What do words do?  I’ve argued that by speaking words we evoke worlds into meaningful existence.  Our words don’t accurately reflect features of the surrounding environment; rather, they demarcate those features and make them significant to us and our way of life.  A cow is a cow not because it is a cow, but because we name it “cow” and make it so, as God allowed us to do.  This entails that doctrines and denominational platforms, for instance, that take up reams of paper and righteous effort are words that do not reflect any necessary feature of God or His Way, they do not name any essential features of our spiritual environment.  Rather, doctrines are officially accepted names and stories that demarcate one segment of believers who follow the word and way of God in their own idiosyncratic fashion from other segments of believers who follow God differently.  This is both a freeing notion and a frightening notion.  It entails that what words we use, in whose name we act, and with whose story we align ourselves, we are in some sense evoking a world into existence and supporting and sustaining the kingdom of heaven on earth, or we aren‘t.  Discerning what words to use and when to use the appropriate name and tell the appropriate story is part of the difficult task of the disciple trying to walk through the narrow gate.
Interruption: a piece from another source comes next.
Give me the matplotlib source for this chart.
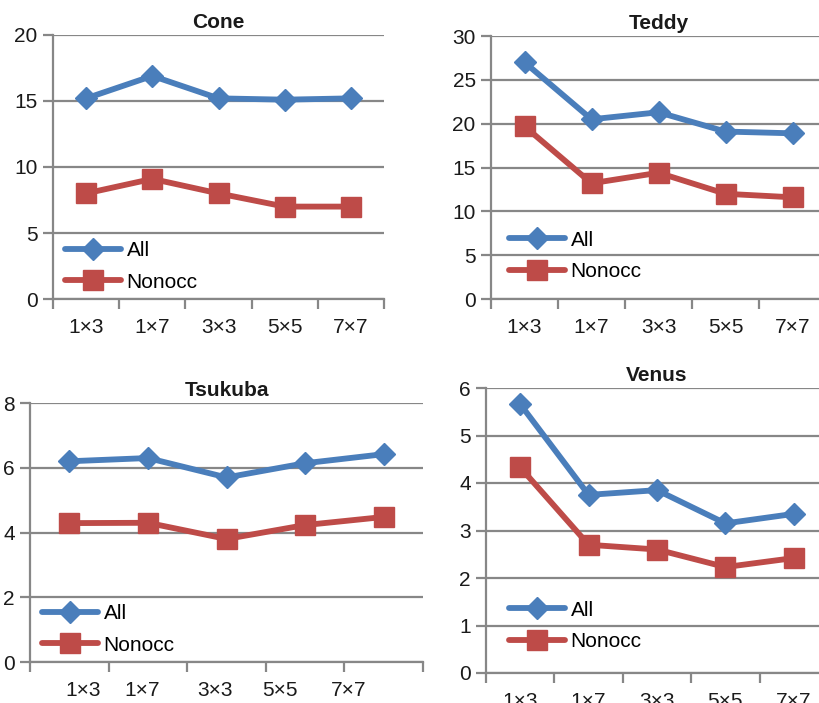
import numpy as np
import matplotlib
matplotlib.use("Agg")
import matplotlib.pyplot as plt

plt.rcParams['font.family'] = ['Liberation Sans', 'DejaVu Sans']

categories = ["1\u00d73", "1\u00d77", "3\u00d73", "5\u00d75", "7\u00d77"]
titles = ["Cone", "Teddy", "Tsukuba", "Venus"]

cone_all = [15.2, 16.9, 15.2, 15.1, 15.2]
cone_nonocc = [8.0, 9.1, 8.0, 7.0, 7.0]
teddy_all = [27.0, 20.5, 21.3, 19.1, 18.9]
teddy_nonocc = [19.7, 13.2, 14.4, 12.0, 11.6]
tsukuba_all = [6.2, 6.3, 5.7, 6.14, 6.42]
tsukuba_nonocc = [4.29, 4.3, 3.8, 4.23, 4.48]
venus_all = [5.66, 3.75, 3.85, 3.15, 3.35]
venus_nonocc = [4.33, 2.7, 2.6, 2.23, 2.42]

y_max = [20, 30, 8, 6]
y_step = [5, 5, 2, 1]

# layout in pixels: left, right, top, bottom
W, H = 819, 703
boxes = [(53, 384, 35, 299), (491, 826, 36, 299),
         (30, 423, 403, 662), (486, 828, 388, 673)]
# legend anchor (px from axes lower-left): handle start, middle between rows
legend_px = [(12, 32.5), (18, 43), (12, 32.5), (23, 47)]
# Tsukuba labels sit off-centre in the original (data units)
tsukuba_label_x = [0.175, 0.93, 1.86, 2.68, 3.55]

BLUE = "#4A7EBB"
RED = "#BE4B48"
GRID = "#878787"
TXT = "#1a1a1a"

series = [(cone_all, cone_nonocc), (teddy_all, teddy_nonocc),
          (tsukuba_all, tsukuba_nonocc), (venus_all, venus_nonocc)]

fig = plt.figure(figsize=(W / 100, H / 100), dpi=100)

for i, (all_v, non_v) in enumerate(series):
    l, r, t, b = boxes[i]
    ax = fig.add_axes([l / W, 1 - b / H, (r - l) / W, (b - t) / H])
    x = np.arange(len(categories))
    ax.plot(x, all_v, color=BLUE, lw=4.2, marker='D', ms=11, mec=BLUE,
            solid_joinstyle='round', solid_capstyle='round', label='All', zorder=3,
            clip_on=False)
    ax.plot(x, non_v, color=RED, lw=4.2, marker='s', ms=14.5, mec=RED,
            solid_joinstyle='round', solid_capstyle='round', label='Nonocc', zorder=3,
            clip_on=False)

    ax.set_xlim(-0.5, len(categories) - 0.5)
    ax.set_ylim(0, y_max[i])
    ax.set_yticks(np.arange(0, y_max[i] + 0.01, y_step[i]))
    ax.yaxis.grid(True, color=GRID, lw=1.6)
    ax.set_axisbelow(True)

    if titles[i] == "Tsukuba":
        ax.set_xticks(tsukuba_label_x)
    else:
        ax.set_xticks(x)
    ax.set_xticklabels(categories)
    ax.set_xticks(np.arange(-0.5, len(categories), 1.0), minor=True)
    ax.tick_params(axis='x', which='major', length=0, pad=14, labelsize=15, labelcolor=TXT)
    ax.tick_params(axis='x', which='minor', length=7, width=1.6, color=GRID)
    ax.tick_params(axis='y', length=7, width=1.6, color=GRID, pad=4,
                   labelsize=15, labelcolor=TXT)

    for s in ['top', 'right']:
        ax.spines[s].set_visible(False)
    for s in ['left', 'bottom']:
        ax.spines[s].set_color(GRID)
        ax.spines[s].set_linewidth(1.6)

    ax.set_title(titles[i], fontsize=15, fontweight='bold', color=TXT, pad=5)

    dx, dy = legend_px[i]
    ax.legend(loc='center left', bbox_to_anchor=(dx / (r - l), dy / (b - t)),
              frameon=False, fontsize=15, handlelength=2.7, handletextpad=0.25,
              labelspacing=0.6, borderpad=0, borderaxespad=0)

fig.savefig("out.png", dpi=100)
Re: What Do Names Do? Do They Reflect or Do They Evoke?

I believe that you and I are in agreement about the nature of nameing or simply words, and language in general. The world of our perception is the interplay between the prescriptive (creative, dynamic) Word of God, and our descriptive (perceptual, catagorizing) words. A number of conlcusions can be drawn from this interplay.

1. All descriptions are merely analogies. This means that descriptions are neither true or false, simply useful or not useful.

2. Descriptions allow us to interact with the real world but they also limit our perception of it.

3. Words can create a transformative experience in others if they are open to it and if those words provide a more comprehensive, coherent and cohesive grasp of their sensed experience.

This raises questions and possibilities for the church, which I believe are already being discussed in post-modern circles; one such, is the topic of another recent post here, on Justification. Amongst the several Atonement theories, we should not try and identify one as correct, or literal and relegate the others to false or metaphorical. They are all analogies of the experience - their usefulness is as unstable and changeing as all language.